I Love Deadly Premonition, But the Villains Are a Mess

By Heather Alexandra on at

We recently finished playing Deadly Premonition on Kotaku’s Twitch channel. In Deadly Premonition, FBI detective Francis York Morgan tries to find the murderer behind a series of serial killings in the town of Greenvale. Greenvale is full of colourful residents with daily schedules and humanising side-stories. Its villains are complicated and human, but once their villainy is revealed, the game trades their complexity for cliches and tropes.

Near the end of the game, it appears that sheriff’s deputy Thomas MacLaine is responsible for murdering numerous women across Greenvale. Throughout the game, Thomas is shown to be a kind figure who brings York and the local police together with home-cooked lunches. The player can visit the police station every day for an extended cutscene where York enjoys his lunch and bonds with the local police department. Thomas is also portrayed as highly emotional: He is often the first to cry when discovering victims and his idle poses are much more feminine than other male characters. When York finally encounters Thomas after evidence ties him to the murders, Thomas attacks him while wearing an evening dress and a wig.

The sudden revelation of Thomas’ transvestism is tied to his presumed villainy. His dress is slightly ill-fitting, and his face contorts with jealous rage as he speaks, further driving home the ways in which he stands out. Like Resident Evil: Code Veronica’s crossdressing Alfred Ashford, he is made a spectacle: his voice changes, and he moves languidly and dramatically in front of giant windows that draw attention to his figure. Thomas becomes hard coded as an “other” whose crossdressing comes hand in hand with moral degeneracy and mental instability.

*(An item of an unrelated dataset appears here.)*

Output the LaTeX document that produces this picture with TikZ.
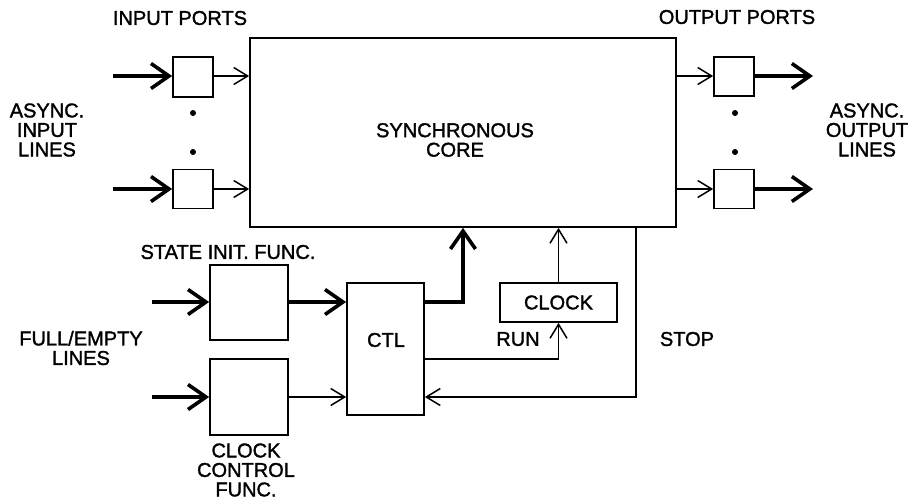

Thomas’ villainy is also associated with his homosexuality. When deputy sheriff Emily Wyatt confronts him in an attempt to rescue York, Thomas reveals that he’s ruthlessly jealous of her for stealing the attention of sheriff George Woodman, whom he says he loves. While Thomas is painted as a tragic figure, the game suggests he’s a villain because of his queerness. Eventually he’s killed in the resulting boss battle, falling off a platform and impaling his skull on an inexplicably placed metal hook.

Thomas is not the actual killer responsible for Greenvale’s murders. The true culprit is George, who carried out the murders in hopes of gaining eternal life. Certain trees in Greenvale drop red seeds with magical properties, and George has been ritualistically slaughtering his victims after consuming the seeds in order to gain immortality. George and York butt heads throughout the murder investigation but seemingly resolve their differences once George opens up and reveals how he suffered at the hands of his abusive mother, who beat him regularly with a stripped tree branch.

While this original revelation is treated with a surprising degree of care, George’s villainous reveal suffers from unfortunate implications about physical abuse. George’s abuse is offered as the primary cause of his viciousness, alongside the sexual frustration he feels about Emily. The implication that he turned to violence as a consequence of his abuse feels like a lazy bit of rationalisation for his actions. George is initially given a chance to open up as a character when he reveals his abuse to York, but the game never addresses this aspect of his character again it needs to explain George’s actions.

Some of the mishandling stems from George’s outfit during his reveal as a villain, a leather ensemble with tight laces and spike bracelets that evokes images of sadomasochism. The connotations of the clothing—that George might derive sexual pleasure from inflicting physical pain—stands in contrast to his previously stated aversion towards physical punishment. His clothing suggests BDSM imagery, inaccurately linking what is usually a consensual practice in the real world with George’s extreme and violent actions such as forcefully kissing his victims and biting out their tongues. Like with Thomas, Deadly Premonition employs a visual shorthand for villainy that uses misunderstood generalisations as an explanation for his cruelties.

George dies in a bossfight with York only for traveling salesman Forrest Kaysen to step forward at the true mastermind behind the murders. Kaysen is from an alternate plane of existence, and he masquerades as a friendly salesman. He kidnaps Emily in order to draw York into a final confrontation. Kaysen is overweight; in the early game, this is used to paint him as a jovial figure. When he reveals his demonic nature, his belly expands and he grows to comical proportions.

Fatness is regularly used in games to express gluttony, selfishness, or lack of willpower. Overwatch’s Roadhog use fatness to communicate childlike simplicity and single mindedness. Prey’s Alex Yu is an overweight autocrat who is portrayed largely as duplicitous and self-serving. Kaysen literally grows in size and shifts into a pale-skinned demon as his appetite for violence mounts. Like the villains who came before him, Kaysen employ visual shortcuts to further codify villainy.

Deadly Premonition’s enemies are given genuine human moments before their villainous turns. They feel like real people, and their shift into something lazier clashes with the game’s previous attempts to portray them as real human beings. Deadly Premonition often succeeds in creating likeable characters and gives them plenty of time to express hopes, dreams, and strange idiosyncrasies. But when it comes time for villains to reveal themselves, Deadly Premonition gets far less creative.